A NASA developed technology that can automatically alert pilots of potentially dangerous turbulence will make its first evaluation flights on a commercial airliner.
The idea behind NASA’s Turbulence Prediction and Warning System (TPAWS) airborne radar is to give flight crews enough advance warning, so they can avoid turbulence or advise flight attendants and passengers to sit down and fasten their seatbelts to avoid injury.
Researchers at NASA’s Langley Research Centre (LaRC), Hampton, Virginia, developed TPAWS to detect turbulence associated with thunderstorms as part of the NASA Aviation Safety and Security Program. NASA teamed with Delta Air Lines, Atlanta; AeroTech Research, Hampton, Virginia; and Rockwell Collins, Cedar Rapids, Iowa, for the in-service evaluation of a production-prototype airborne radar unit with turbulence hazard prediction capabilities.

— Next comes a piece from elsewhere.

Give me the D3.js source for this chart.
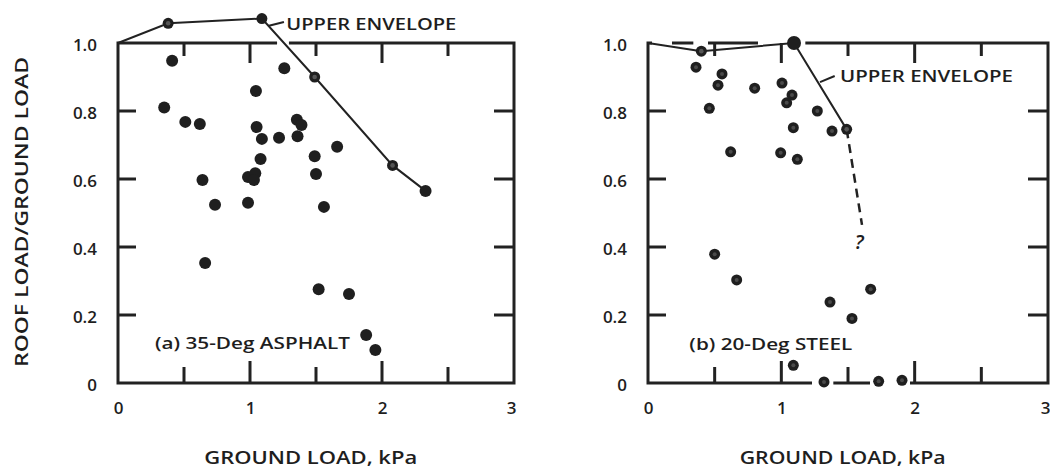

Delta will install the TPAWS/Rockwell Collins radar unit on a Boeing 737-800 this summer. Delta flight crews will use and evaluate the technology during regularly scheduled flights in the US and South America. The prototype is expected to fly for six to nine months.
Researchers from NASA, the companies involved and the Federal Aviation Administration (FAA) will evaluate interim and final results of the turbulence prediction radar system. If the evaluation is successful, the technology may be adopted for new and existing aircraft.
“The TPAWS technology is an enhanced turbulence detection radar system that detects atmospheric turbulence by measuring the motions of the moisture in the air,” said NASA’s TPAWS project manager Jim Watson. “It is a software signal processing upgrade to existing predictive Doppler wind shear systems that are already on airplanes,” he added.
“Delta Air Lines is always interested in evaluating new technologies that offer the potential for improved ride quality and safety for our customers and flight crews,” said Ira Pearl, Delta flight operations technical support director.
Researchers have already tested TPAWS on a NASA Boeing 757 research aircraft. The TPAWS equipped plane searched for turbulence activity around thunderstorms for eight weeks. The aircraft flew within a safe distance of storms, so researchers could experience the turbulence and compare the radar prediction to how the plane responded to the encounters.
After one severe patch of turbulence, a NASA research pilot said his confidence in the enhanced radar had “gone up dramatically,” since the plane’s weather radar did not show anything, while the same time the TPAWS display showed rough skies ahead.
Atmospheric turbulence encounters are the leading cause of injuries to passengers and flight crews in non-fatal airline accidents. FAA statistics show an average of 58 airline passengers are annually injured in US turbulence incidents.